Sometimes I look back at when I first arrived here in Dublin five years ago. I was 34 at that time and I thought I was a man, but all I can see is a toddler of myself. Now I see how much I grew, or should I say how much work God did in me and with me through all
the experiences I lived. Now I look at the future with hope.
Surely I know the plans I have for you, says the Lord, plans for your welfare and not for harm, to give you a future with hope. Then when you call upon me and come and pray to me, I will hear you. When you search for me, you will find me; if you seek me with all your heart, I will let you find me, says the Lord. (Jer 29:11-14)

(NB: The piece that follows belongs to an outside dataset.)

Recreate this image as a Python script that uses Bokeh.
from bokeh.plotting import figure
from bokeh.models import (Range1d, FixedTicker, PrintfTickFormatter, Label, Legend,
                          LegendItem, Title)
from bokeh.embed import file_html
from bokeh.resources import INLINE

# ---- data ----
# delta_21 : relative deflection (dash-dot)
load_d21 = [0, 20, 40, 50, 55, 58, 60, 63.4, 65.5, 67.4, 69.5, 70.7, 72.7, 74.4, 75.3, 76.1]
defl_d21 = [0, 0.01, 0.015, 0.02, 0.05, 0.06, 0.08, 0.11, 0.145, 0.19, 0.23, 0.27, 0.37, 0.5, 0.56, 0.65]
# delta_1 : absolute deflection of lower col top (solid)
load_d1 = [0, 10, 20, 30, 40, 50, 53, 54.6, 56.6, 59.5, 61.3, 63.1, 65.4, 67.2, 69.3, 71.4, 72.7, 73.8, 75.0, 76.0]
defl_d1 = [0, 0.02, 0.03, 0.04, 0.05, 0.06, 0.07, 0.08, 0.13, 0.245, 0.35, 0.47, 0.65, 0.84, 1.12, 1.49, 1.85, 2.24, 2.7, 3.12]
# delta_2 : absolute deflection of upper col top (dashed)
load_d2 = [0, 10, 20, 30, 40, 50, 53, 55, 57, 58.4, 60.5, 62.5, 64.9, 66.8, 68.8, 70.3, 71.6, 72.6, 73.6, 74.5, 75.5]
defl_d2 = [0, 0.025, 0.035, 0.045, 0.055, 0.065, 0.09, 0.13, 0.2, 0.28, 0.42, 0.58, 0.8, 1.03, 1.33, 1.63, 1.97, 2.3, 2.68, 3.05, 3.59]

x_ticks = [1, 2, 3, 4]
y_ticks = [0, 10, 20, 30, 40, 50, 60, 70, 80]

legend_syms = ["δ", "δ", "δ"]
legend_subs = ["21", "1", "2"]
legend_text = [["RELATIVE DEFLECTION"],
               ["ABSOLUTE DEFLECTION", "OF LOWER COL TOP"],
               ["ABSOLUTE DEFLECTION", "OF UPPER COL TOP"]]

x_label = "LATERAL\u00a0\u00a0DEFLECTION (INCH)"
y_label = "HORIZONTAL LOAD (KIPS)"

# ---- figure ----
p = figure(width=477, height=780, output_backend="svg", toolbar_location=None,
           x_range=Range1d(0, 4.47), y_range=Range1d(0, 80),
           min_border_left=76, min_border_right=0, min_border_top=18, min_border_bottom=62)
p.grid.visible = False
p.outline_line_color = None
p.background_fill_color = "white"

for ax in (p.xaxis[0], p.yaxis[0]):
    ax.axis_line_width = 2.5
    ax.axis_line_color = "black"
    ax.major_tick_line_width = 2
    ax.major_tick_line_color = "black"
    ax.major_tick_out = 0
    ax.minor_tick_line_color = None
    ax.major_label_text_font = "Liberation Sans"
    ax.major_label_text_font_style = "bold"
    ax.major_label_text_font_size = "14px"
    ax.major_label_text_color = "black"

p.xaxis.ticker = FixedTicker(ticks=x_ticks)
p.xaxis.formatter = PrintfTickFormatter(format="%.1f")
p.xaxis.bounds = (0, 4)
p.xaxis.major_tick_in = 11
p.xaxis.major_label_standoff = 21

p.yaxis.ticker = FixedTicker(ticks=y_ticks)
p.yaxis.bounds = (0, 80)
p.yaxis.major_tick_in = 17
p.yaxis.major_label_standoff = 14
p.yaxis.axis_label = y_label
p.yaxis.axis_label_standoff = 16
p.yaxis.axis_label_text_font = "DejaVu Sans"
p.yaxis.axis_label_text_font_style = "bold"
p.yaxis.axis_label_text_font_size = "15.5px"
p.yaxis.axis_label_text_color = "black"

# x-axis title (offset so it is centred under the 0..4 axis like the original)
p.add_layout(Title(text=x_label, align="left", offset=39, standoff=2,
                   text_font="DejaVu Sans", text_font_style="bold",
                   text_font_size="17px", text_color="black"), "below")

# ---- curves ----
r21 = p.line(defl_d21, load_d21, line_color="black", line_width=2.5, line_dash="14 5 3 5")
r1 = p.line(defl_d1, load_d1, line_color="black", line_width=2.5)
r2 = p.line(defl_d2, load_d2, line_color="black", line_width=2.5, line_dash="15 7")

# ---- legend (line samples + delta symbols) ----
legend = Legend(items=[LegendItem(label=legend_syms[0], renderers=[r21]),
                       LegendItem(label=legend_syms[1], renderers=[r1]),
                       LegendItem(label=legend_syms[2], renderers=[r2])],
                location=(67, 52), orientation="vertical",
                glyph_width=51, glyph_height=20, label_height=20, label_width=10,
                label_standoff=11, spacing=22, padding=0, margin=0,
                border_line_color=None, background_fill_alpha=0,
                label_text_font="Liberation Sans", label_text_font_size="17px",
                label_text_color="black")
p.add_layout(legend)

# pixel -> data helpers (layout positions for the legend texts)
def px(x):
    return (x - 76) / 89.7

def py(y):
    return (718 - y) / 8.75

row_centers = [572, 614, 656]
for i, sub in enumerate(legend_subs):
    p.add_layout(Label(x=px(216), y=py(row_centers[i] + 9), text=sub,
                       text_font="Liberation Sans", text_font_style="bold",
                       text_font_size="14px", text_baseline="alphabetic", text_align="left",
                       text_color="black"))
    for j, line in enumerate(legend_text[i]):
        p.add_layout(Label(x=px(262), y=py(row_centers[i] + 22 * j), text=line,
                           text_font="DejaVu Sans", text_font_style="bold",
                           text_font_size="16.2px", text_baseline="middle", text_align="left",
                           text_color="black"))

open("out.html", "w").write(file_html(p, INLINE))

I look with excitement to what he has in mind for me. How God will continue to form and transform me, God is the only one to really know it. We try to have a guess, but the most important thing I am learning is to let God do his work and trying not to be an obstacle to him. Not easy I can assure you. But ‘piano piano’ ( translated from Giacomo’s native Italian, this means ‘slowly’) I learn to let go of control over my life. ‘Piano piano’ I, learn to trust God. One day at a time. Giacomo Gelardi MSC
Giacomo completed his theological studies in May 2020 and very soon will travel to Fiji where he will complete his pastoral placement year before returning to Dublin in the autumn of 2021. We wish him well as he undertakes this exciting new step on his journey as a Missionary of the Sacred Heart.